As we stumble into January, this first month was a triumphant one for President Trump, as he, yet again, placed a bill on the table to exclude transgender folk from joining and serving in the military. Now, the bill is slightly confusing in a way that it does not ban all transgender folk as a whole but makes strict guidelines as to who is eligible to serve and who is not, the purpose of this week’s article is to clear some of that up.
Back in July of 2017, Trump tweeted, "After consultation with my Generals and military experts, please be advised that the United States Government will not accept or allow Transgender individuals to serve in any capacity in the U.S. Military," which shocked those who identify as transgender and angered others.
First off, Trump said it was due to cost: "Our military must be focused on decisive and overwhelming victory and cannot be burdened with the tremendous medical costs and disruption that transgender in the military would entail," Trump said, although the Supreme Court justified it as ensuring “the most lethal and combat effective fighting force in the world,” according to CNN, as if transgender individuals are biologically incapable of inflicting force to fight for the country in which they have done for decades.
Ultimately, after a federal court ruling, the Pentagon “was forced to allow transgender applicants to join the military on Jan. 1, 2018,” according to CNN, but Trump persists. If completely developed, here is what the bill would entail, according to CNN: “Service members diagnosed with ‘gender dysphoria’ after joining the military can stay in the military if they do not require a change of gender and remain deployable, service members who were diagnosed with ‘gender dysphoria’ before the effective date of the policy can still serve and receive medical treatment and transgender persons without a gender dysphoria diagnosis or history can serve in their birth sex,” according to CNN.
This requires waivers signed by The Defense Department on a case-to-case manner, but ultimately anybody who “requires” gender affirmation surgery are automatically disqualified from serving in the military until 36 months after.

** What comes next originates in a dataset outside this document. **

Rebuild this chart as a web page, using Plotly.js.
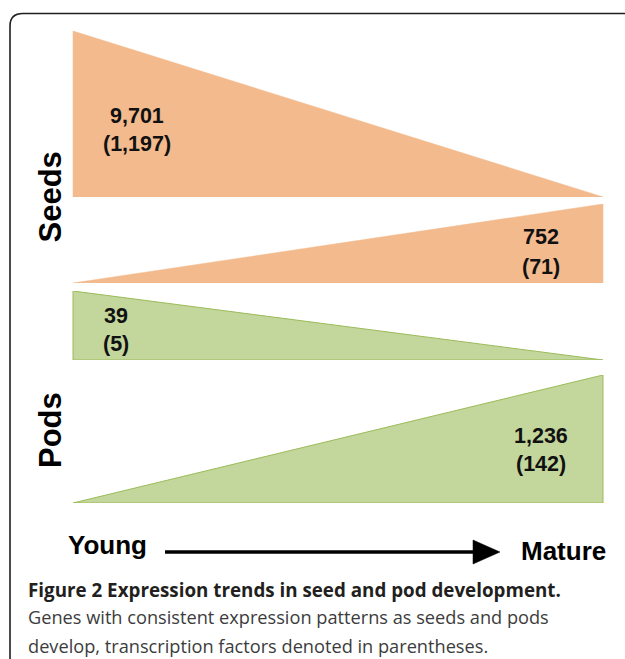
<!DOCTYPE html>
<html>
<head>
<meta charset="utf-8">
<script src="https://cdn.plot.ly/plotly-3.0.1.min.js"></script>
<style>
  html, body { margin: 0; padding: 0; background: #ffffff; }
  #chart { width: 625px; height: 659px; }
</style>
</head>
<body>
<div id="chart"></div>
<script>
// ---------------- DATA ----------------
const tissues     = ['Seeds', 'Seeds', 'Pods', 'Pods'];
const trends      = ['decreasing', 'increasing', 'decreasing', 'increasing'];
const geneCounts  = [9701, 752, 39, 1236];
const tfCounts    = [1197, 71, 5, 142];
const stages      = ['Young', 'Mature'];          // x: 0 = Young, 1 = Mature
const levelYoung  = [1, 0, 1, 0];                  // relative expression at Young
const levelMature = [0, 1, 0, 1];                  // relative expression at Mature
const tissueNames = ['Seeds', 'Pods'];
const captionTitle = 'Figure 2 Expression trends in seed and pod development.';
const captionLines = ['Genes with consistent expression patterns as seeds and pods',
                      'develop, transcription factors denoted in parentheses.'];

// ---------------- LAYOUT / STYLE ----------------
const W = 625, H = 659;
const px = x => x / W;            // pixel -> paper
const py = y => 1 - y / H;
// panel vertical extents (pixels: top, bottom)
const panelTop    = [31, 204, 291, 375];
const panelBottom = [197, 283, 360, 503];
const tissueStyle = {
  Seeds: { fill: '#F2BA8D', line: '#F2BA8D', lw: 0.5 },
  Pods:  { fill: '#C3D69B', line: '#9BBB59', lw: 1 }
};
// x axis: stage 0 at pixel 73, stage 1 at pixel 603
const x0px = 73, x1px = 603;
const span = x1px - x0px;
const xRange = [(0 - x0px) / span, (W - x0px) / span];

const traces = [];
const layout = {
  width: W, height: H,
  margin: { l: 0, r: 0, t: 0, b: 0, pad: 0 },
  paper_bgcolor: '#ffffff', plot_bgcolor: 'rgba(0,0,0,0)',
  showlegend: false,
  xaxis: { range: xRange, visible: false, fixedrange: true },
  annotations: [],
  shapes: []
};

for (let i = 0; i < geneCounts.length; i++) {
  const ax = 'yaxis' + (i === 0 ? '' : (i + 1) + '');
  const ref = 'y' + (i === 0 ? '' : (i + 1));
  layout[ax] = {
    range: [0, 1], visible: false, fixedrange: true, anchor: 'x',
    domain: [py(panelBottom[i]), py(panelTop[i])]
  };
  const st = tissueStyle[tissues[i]];
  traces.push({
    type: 'scatter', mode: 'lines',
    x: [0, 1, 1, 0, 0],
    y: [0, 0, levelMature[i], levelYoung[i], 0],
    xaxis: 'x', yaxis: ref,
    fill: 'toself', fillcolor: st.fill,
    line: { color: st.line, width: st.lw },
    hoverinfo: 'skip',
    name: tissues[i] + ' ' + trends[i]
  });
}
// pixel-space overlay axes for decorations
layout.xaxis2 = { range: [0, W], visible: false, fixedrange: true, anchor: 'y5', domain: [0, 1] };
layout.yaxis5 = { range: [H, 0], visible: false, fixedrange: true, anchor: 'x2', domain: [0, 1] };

// label positions (pixels: centre x, gene line y, tf line y)
const labelX  = [137, 540.5, 116, 541];
const labelY1 = [116, 237, 315.5, 435.5];
const labelY2 = [144, 267, 344, 463.5];
const numFont = { family: 'Liberation Sans, Arial, sans-serif', size: 21.5, color: '#111111' };
for (let i = 0; i < geneCounts.length; i++) {
  const t = (labelX[i] - x0px) / span;
  layout.annotations.push({
    xref: 'x', yref: 'paper', x: t, y: py(labelY1[i]),
    text: '<b>' + geneCounts[i].toLocaleString('en-US') + '</b>',
    showarrow: false, xanchor: 'center', yanchor: 'middle', font: numFont
  });
  layout.annotations.push({
    xref: 'x', yref: 'paper', x: t, y: py(labelY2[i]),
    text: '<b>(' + tfCounts[i].toLocaleString('en-US') + ')</b>',
    showarrow: false, xanchor: 'center', yanchor: 'middle', font: numFont
  });
}

// tissue labels (rotated)
const tissueLabelY = [197.5, 430];
const tissueFont = { family: 'Liberation Sans, Arial, sans-serif', size: 31, color: '#000000' };
tissueNames.forEach((nm, k) => {
  layout.annotations.push({
    xref: 'paper', yref: 'paper', x: px(50), y: py(tissueLabelY[k]),
    text: '<b>' + nm + '</b>', textangle: -90,
    showarrow: false, xanchor: 'center', yanchor: 'middle', font: tissueFont
  });
});

// stage labels
const stageFont = { family: 'Liberation Sans, Arial, sans-serif', size: 26, color: '#000000' };
layout.annotations.push({
  xref: 'paper', yref: 'paper', x: px(66), y: py(545),
  text: '<b>' + stages[0] + '</b>', showarrow: false, xanchor: 'left', yanchor: 'middle', font: stageFont
});
layout.annotations.push({
  xref: 'paper', yref: 'paper', x: px(519), y: py(550.5),
  text: '<b>' + stages[1] + '</b>', showarrow: false, xanchor: 'left', yanchor: 'middle', font: stageFont
});

// arrow
layout.shapes.push({
  type: 'line', xref: 'x2', yref: 'y5', x0: 165, x1: 476, y0: 552, y1: 552,
  line: { color: '#000000', width: 3.5 }
});
layout.shapes.push({
  type: 'path', xref: 'x2', yref: 'y5',
  path: 'M 473 540 L 500 552 L 473 564 Z',
  fillcolor: '#000000', line: { color: '#000000', width: 0.5 }
});

// frame (top + left border with rounded corner)
layout.shapes.push({
  type: 'path', xref: 'x2', yref: 'y5',
  path: 'M 10 665 L 10 26 Q 10 13.5 23 13.5 L 630 13.5',
  line: { color: '#231F20', width: 1.6 }
});

// caption
layout.annotations.push({
  xref: 'paper', yref: 'paper', x: px(26), y: py(590),
  text: '<b>' + captionTitle + '</b>', showarrow: false, xanchor: 'left', yanchor: 'middle',
  font: { family: 'Open Sans, sans-serif', size: 18.8, color: '#231F20' }
});
captionLines.forEach((ln, k) => {
  layout.annotations.push({
    xref: 'paper', yref: 'paper', x: px(26), y: py(617 + 29 * k),
    text: ln, showarrow: false, xanchor: 'left', yanchor: 'middle',
    font: { family: 'Open Sans, sans-serif', size: 18.2, color: '#3C3C3C' }
  });
});

// dummy trace to bind pixel-space axes
traces.push({ type: 'scatter', mode: 'markers', x: [0, W], y: [0, H], xaxis: 'x2', yaxis: 'y5',
              marker: { opacity: 0, size: 1 }, hoverinfo: 'skip' });

Plotly.newPlot('chart', traces, layout, { staticPlot: true, displayModeBar: false });
</script>
</body>
</html>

"This is the cruel centerpiece of the Trump administration's agenda to prevent the full inclusion of transgender people in public life," Laura Durso, Vice President of the LGBT Research and Communications Project at the Center for American Progress said. She claims it is “dehumanizing,” which, in retrospect it is. To halt someone’s affirmation to serve in a country they call home is not only dehumanizing, but it is, in fact, forcing transgender people into the shadows of the public, making sure they are not publicized in a manner that represents Trump’s United States.